Task requirements →
Could you copy exactly the lines from the start of the records through the one containing "return xs, np.polyval(coef, xs)", both included, and leave out the pictures?

──────────

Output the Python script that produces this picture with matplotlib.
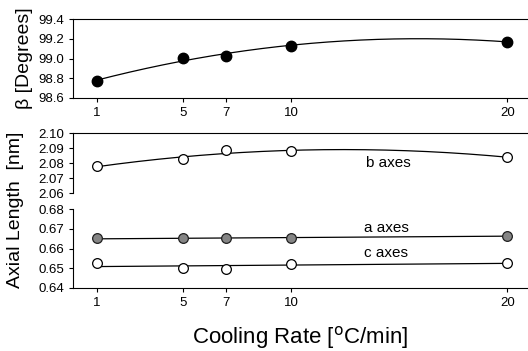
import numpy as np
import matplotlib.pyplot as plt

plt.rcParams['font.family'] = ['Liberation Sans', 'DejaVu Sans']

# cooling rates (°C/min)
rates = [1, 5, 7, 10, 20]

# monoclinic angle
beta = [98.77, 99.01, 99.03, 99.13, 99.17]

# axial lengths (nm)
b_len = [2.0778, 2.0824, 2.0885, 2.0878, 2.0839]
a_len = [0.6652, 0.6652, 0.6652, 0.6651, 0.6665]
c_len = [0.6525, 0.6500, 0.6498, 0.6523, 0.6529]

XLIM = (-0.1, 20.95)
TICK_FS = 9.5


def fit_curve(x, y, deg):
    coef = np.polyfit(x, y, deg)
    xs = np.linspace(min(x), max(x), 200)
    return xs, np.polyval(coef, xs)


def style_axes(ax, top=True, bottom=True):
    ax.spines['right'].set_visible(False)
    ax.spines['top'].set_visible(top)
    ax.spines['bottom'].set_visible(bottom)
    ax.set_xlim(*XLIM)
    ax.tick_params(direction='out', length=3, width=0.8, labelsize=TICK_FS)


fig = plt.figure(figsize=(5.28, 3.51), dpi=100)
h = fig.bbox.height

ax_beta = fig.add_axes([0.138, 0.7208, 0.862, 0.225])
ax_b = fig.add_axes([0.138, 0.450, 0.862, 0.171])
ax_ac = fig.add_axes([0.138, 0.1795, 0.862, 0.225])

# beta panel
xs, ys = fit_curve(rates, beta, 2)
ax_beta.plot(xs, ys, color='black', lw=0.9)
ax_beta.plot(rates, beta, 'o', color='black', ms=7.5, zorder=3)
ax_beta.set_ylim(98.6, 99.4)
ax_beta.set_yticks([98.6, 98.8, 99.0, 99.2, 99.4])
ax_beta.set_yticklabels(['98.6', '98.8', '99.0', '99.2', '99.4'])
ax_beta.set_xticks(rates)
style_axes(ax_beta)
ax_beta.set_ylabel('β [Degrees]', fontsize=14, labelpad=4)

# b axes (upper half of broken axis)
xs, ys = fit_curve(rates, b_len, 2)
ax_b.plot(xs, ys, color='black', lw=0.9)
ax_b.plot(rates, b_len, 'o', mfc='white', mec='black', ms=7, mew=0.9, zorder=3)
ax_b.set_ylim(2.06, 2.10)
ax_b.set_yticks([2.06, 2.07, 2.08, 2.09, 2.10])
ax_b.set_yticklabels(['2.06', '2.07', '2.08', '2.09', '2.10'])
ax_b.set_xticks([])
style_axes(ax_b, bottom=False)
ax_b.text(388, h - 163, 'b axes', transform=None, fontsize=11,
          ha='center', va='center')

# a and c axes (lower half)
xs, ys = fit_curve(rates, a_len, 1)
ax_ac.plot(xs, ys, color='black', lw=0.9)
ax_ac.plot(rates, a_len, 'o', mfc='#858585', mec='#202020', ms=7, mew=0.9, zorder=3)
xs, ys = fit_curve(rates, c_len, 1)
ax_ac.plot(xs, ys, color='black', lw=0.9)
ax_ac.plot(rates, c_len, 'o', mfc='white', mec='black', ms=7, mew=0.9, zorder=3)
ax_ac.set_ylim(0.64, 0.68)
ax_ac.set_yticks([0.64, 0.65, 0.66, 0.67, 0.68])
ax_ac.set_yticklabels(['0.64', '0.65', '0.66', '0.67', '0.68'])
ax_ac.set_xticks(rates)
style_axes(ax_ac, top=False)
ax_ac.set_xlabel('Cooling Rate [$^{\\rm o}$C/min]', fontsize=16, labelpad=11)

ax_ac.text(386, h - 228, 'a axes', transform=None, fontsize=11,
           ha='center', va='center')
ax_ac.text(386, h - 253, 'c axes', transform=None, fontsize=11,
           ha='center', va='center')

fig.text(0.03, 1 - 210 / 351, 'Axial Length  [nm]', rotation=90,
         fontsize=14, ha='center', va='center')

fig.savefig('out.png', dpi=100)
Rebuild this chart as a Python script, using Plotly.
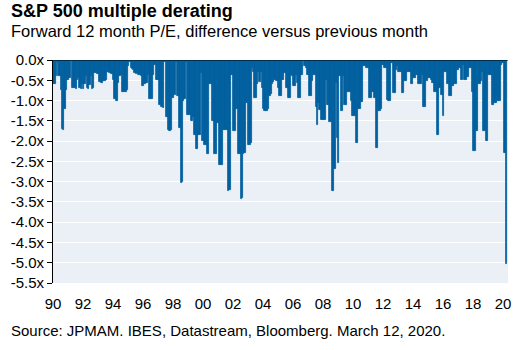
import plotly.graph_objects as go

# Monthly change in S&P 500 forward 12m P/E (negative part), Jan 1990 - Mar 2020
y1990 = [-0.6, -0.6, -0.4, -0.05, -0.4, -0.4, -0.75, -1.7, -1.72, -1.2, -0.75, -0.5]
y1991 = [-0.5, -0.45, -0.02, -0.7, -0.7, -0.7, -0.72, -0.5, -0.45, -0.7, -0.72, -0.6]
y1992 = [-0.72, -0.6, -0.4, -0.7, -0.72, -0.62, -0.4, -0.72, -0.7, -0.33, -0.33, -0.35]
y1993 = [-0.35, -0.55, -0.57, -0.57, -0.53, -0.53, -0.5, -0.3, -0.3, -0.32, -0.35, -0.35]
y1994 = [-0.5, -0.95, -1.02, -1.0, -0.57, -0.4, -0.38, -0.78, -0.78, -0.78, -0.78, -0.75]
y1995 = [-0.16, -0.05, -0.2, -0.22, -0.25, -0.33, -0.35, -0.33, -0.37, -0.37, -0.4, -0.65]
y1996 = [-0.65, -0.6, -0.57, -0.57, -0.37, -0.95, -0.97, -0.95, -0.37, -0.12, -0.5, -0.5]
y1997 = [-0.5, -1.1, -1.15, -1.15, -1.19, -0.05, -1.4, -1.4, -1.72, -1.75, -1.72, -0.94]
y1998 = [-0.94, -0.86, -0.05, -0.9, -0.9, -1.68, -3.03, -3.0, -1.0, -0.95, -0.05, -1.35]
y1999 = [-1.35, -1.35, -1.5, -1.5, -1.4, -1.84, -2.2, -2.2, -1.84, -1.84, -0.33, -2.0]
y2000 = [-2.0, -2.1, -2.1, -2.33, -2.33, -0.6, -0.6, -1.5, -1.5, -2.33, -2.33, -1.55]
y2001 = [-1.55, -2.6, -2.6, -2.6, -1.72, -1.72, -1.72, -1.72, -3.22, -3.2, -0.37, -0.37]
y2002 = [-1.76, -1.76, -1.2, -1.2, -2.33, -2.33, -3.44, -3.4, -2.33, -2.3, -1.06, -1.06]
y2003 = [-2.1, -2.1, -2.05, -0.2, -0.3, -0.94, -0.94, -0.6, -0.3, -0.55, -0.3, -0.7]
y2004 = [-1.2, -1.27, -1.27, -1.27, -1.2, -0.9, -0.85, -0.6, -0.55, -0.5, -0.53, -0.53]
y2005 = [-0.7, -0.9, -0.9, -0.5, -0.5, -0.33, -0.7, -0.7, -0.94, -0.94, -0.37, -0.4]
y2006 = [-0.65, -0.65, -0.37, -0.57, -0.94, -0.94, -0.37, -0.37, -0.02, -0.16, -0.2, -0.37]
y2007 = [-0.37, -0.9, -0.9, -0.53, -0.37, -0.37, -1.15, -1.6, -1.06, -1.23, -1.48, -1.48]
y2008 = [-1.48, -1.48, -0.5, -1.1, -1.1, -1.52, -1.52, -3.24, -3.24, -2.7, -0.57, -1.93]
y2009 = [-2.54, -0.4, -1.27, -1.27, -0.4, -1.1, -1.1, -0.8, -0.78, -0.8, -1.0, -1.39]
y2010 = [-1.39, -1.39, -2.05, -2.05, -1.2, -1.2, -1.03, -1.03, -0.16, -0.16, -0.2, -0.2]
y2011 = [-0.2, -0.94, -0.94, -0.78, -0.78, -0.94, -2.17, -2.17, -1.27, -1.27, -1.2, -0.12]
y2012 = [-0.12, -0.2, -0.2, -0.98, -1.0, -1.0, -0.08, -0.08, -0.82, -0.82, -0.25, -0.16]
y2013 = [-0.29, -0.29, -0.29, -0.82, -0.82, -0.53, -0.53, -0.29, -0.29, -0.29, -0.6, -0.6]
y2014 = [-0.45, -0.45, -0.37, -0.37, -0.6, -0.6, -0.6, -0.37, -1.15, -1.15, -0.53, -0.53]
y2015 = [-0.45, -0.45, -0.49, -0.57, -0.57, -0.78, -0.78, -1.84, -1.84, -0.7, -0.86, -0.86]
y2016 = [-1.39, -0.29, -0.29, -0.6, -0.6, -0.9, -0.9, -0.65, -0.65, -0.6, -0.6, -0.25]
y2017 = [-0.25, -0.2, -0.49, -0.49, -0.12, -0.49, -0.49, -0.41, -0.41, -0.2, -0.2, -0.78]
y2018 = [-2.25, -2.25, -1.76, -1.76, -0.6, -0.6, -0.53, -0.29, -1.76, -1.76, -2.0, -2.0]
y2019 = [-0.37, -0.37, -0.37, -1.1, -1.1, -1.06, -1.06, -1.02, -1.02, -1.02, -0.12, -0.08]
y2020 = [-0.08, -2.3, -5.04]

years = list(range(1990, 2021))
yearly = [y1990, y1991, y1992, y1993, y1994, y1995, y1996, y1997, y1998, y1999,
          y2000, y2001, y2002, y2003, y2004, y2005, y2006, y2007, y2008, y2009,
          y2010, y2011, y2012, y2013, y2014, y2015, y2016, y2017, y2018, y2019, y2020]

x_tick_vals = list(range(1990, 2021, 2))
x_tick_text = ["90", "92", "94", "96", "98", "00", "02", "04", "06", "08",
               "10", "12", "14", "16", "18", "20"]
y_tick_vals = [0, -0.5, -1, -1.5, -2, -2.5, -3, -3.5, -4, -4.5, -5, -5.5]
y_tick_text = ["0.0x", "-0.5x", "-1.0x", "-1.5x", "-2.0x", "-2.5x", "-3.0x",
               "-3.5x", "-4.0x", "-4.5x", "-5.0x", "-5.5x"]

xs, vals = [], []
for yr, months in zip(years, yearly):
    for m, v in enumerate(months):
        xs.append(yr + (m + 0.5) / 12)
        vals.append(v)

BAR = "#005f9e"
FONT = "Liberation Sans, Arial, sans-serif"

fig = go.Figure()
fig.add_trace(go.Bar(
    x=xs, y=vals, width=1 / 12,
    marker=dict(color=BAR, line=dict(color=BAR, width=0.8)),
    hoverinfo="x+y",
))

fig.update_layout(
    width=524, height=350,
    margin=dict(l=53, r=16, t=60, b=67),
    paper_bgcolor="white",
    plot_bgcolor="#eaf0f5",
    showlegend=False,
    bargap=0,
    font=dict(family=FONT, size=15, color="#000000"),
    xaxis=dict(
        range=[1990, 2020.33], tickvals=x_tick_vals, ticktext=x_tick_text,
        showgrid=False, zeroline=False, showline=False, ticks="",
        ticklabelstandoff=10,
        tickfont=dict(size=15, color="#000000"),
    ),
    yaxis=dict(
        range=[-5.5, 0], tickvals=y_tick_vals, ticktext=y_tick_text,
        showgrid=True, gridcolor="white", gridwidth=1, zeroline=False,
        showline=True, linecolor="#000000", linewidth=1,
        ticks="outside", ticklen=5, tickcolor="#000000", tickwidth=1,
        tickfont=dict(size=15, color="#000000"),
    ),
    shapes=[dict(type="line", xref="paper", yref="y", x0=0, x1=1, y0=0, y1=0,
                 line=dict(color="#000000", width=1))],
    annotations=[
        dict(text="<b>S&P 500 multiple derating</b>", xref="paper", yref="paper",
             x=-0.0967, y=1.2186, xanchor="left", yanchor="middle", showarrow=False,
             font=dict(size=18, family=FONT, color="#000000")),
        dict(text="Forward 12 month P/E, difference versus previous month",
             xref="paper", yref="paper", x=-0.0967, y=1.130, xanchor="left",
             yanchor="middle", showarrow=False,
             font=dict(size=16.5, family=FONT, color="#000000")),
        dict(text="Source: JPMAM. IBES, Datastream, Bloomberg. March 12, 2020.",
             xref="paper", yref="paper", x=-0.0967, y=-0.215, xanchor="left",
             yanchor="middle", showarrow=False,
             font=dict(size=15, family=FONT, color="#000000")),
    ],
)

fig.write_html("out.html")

──────────

Exercise solution →
Output the Python script that produces this picture with matplotlib.
import numpy as np
import matplotlib.pyplot as plt

plt.rcParams['font.family'] = ['Liberation Sans', 'DejaVu Sans']

# cooling rates (°C/min)
rates = [1, 5, 7, 10, 20]

# monoclinic angle
beta = [98.77, 99.01, 99.03, 99.13, 99.17]

# axial lengths (nm)
b_len = [2.0778, 2.0824, 2.0885, 2.0878, 2.0839]
a_len = [0.6652, 0.6652, 0.6652, 0.6651, 0.6665]
c_len = [0.6525, 0.6500, 0.6498, 0.6523, 0.6529]

XLIM = (-0.1, 20.95)
TICK_FS = 9.5


def fit_curve(x, y, deg):
    coef = np.polyfit(x, y, deg)
    xs = np.linspace(min(x), max(x), 200)
    return xs, np.polyval(coef, xs)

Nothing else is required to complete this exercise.